— start —

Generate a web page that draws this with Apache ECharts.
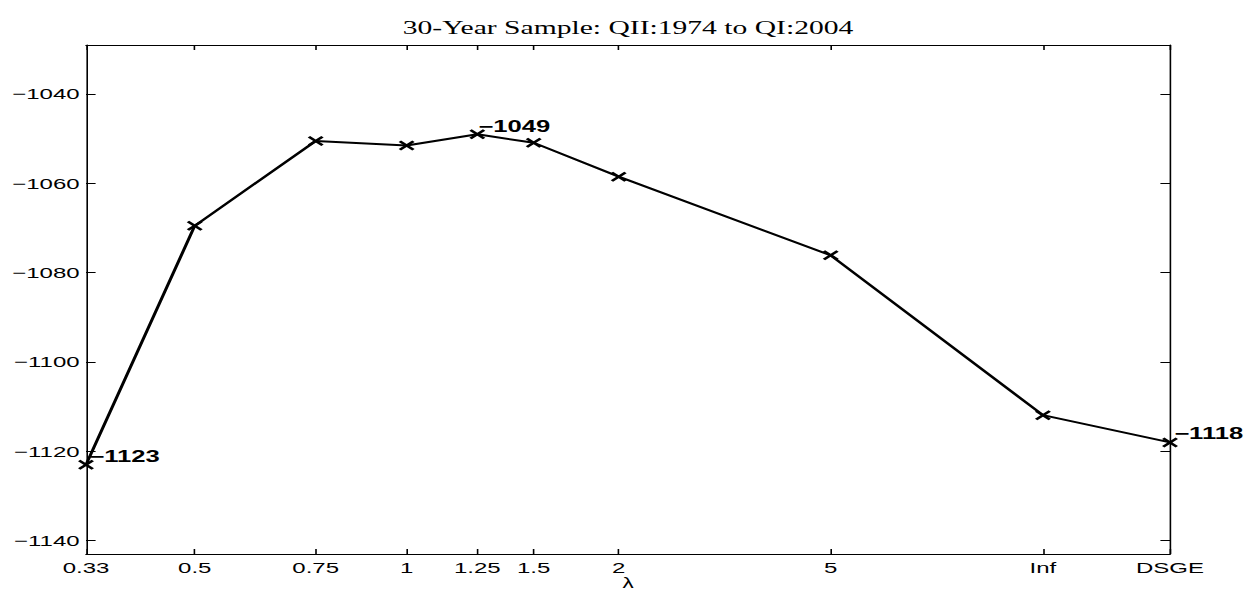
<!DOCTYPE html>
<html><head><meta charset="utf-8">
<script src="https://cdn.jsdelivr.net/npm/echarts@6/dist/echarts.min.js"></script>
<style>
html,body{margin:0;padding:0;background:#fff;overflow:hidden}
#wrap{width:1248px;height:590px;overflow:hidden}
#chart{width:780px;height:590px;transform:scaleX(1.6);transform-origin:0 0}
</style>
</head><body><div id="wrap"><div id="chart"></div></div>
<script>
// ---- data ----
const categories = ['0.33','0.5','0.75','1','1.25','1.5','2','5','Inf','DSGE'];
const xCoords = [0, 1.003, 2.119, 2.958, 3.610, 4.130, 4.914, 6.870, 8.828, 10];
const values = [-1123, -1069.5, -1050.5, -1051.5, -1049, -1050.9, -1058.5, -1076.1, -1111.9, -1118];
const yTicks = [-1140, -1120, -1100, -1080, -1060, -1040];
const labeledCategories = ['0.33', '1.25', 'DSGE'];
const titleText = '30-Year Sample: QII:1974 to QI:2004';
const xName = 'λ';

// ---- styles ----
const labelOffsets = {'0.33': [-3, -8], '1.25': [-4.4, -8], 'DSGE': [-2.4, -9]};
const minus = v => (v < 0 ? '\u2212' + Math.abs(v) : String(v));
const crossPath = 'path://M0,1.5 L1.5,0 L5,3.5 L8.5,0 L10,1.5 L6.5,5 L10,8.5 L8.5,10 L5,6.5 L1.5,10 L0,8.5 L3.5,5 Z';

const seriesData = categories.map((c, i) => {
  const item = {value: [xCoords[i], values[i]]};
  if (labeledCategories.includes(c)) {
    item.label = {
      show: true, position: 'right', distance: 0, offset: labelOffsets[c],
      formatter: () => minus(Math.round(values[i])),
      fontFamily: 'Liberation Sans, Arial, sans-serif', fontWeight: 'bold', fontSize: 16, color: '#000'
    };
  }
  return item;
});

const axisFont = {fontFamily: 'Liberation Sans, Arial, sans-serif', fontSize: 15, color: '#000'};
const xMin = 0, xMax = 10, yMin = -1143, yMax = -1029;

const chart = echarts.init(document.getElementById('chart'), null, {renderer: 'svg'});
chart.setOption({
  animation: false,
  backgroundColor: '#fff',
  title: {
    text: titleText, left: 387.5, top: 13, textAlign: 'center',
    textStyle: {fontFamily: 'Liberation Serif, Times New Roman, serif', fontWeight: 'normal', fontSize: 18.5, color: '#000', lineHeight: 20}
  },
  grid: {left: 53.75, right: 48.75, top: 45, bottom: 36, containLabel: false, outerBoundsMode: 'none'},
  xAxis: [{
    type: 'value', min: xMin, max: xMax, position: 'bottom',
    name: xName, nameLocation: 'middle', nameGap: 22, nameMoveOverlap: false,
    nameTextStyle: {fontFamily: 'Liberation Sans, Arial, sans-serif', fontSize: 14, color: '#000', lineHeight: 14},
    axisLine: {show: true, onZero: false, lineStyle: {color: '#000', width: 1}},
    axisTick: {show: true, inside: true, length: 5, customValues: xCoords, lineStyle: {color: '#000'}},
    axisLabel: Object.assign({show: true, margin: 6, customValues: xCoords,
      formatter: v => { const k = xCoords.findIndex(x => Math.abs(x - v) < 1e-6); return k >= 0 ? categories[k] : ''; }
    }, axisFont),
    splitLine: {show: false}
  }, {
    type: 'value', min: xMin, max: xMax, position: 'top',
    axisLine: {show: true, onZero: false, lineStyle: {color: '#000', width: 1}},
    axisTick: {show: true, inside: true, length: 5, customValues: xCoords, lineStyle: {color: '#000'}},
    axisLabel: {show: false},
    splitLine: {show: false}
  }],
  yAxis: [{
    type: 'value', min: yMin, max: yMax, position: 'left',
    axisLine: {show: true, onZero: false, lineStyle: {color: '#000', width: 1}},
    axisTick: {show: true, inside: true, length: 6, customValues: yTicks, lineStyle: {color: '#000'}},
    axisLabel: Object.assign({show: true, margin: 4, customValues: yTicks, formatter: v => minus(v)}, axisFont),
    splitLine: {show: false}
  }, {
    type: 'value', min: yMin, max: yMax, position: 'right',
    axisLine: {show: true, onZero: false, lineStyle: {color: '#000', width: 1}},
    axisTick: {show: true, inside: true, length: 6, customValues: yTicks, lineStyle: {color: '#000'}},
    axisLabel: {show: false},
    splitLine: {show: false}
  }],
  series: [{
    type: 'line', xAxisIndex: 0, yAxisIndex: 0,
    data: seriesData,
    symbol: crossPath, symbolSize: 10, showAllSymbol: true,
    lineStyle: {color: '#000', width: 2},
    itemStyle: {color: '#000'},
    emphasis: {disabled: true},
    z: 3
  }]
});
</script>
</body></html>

— end —

=== Job ===
Starting at the first line of the material, output exactly the lines up to and including the one with "const xName = 'λ';". Do not include the pictures.

=== Response to this task ===
Generate a web page that draws this with Apache ECharts.
<!DOCTYPE html>
<html><head><meta charset="utf-8">
<script src="https://cdn.jsdelivr.net/npm/echarts@6/dist/echarts.min.js"></script>
<style>
html,body{margin:0;padding:0;background:#fff;overflow:hidden}
#wrap{width:1248px;height:590px;overflow:hidden}
#chart{width:780px;height:590px;transform:scaleX(1.6);transform-origin:0 0}
</style>
</head><body><div id="wrap"><div id="chart"></div></div>
<script>
// ---- data ----
const categories = ['0.33','0.5','0.75','1','1.25','1.5','2','5','Inf','DSGE'];
const xCoords = [0, 1.003, 2.119, 2.958, 3.610, 4.130, 4.914, 6.870, 8.828, 10];
const values = [-1123, -1069.5, -1050.5, -1051.5, -1049, -1050.9, -1058.5, -1076.1, -1111.9, -1118];
const yTicks = [-1140, -1120, -1100, -1080, -1060, -1040];
const labeledCategories = ['0.33', '1.25', 'DSGE'];
const titleText = '30-Year Sample: QII:1974 to QI:2004';
const xName = 'λ';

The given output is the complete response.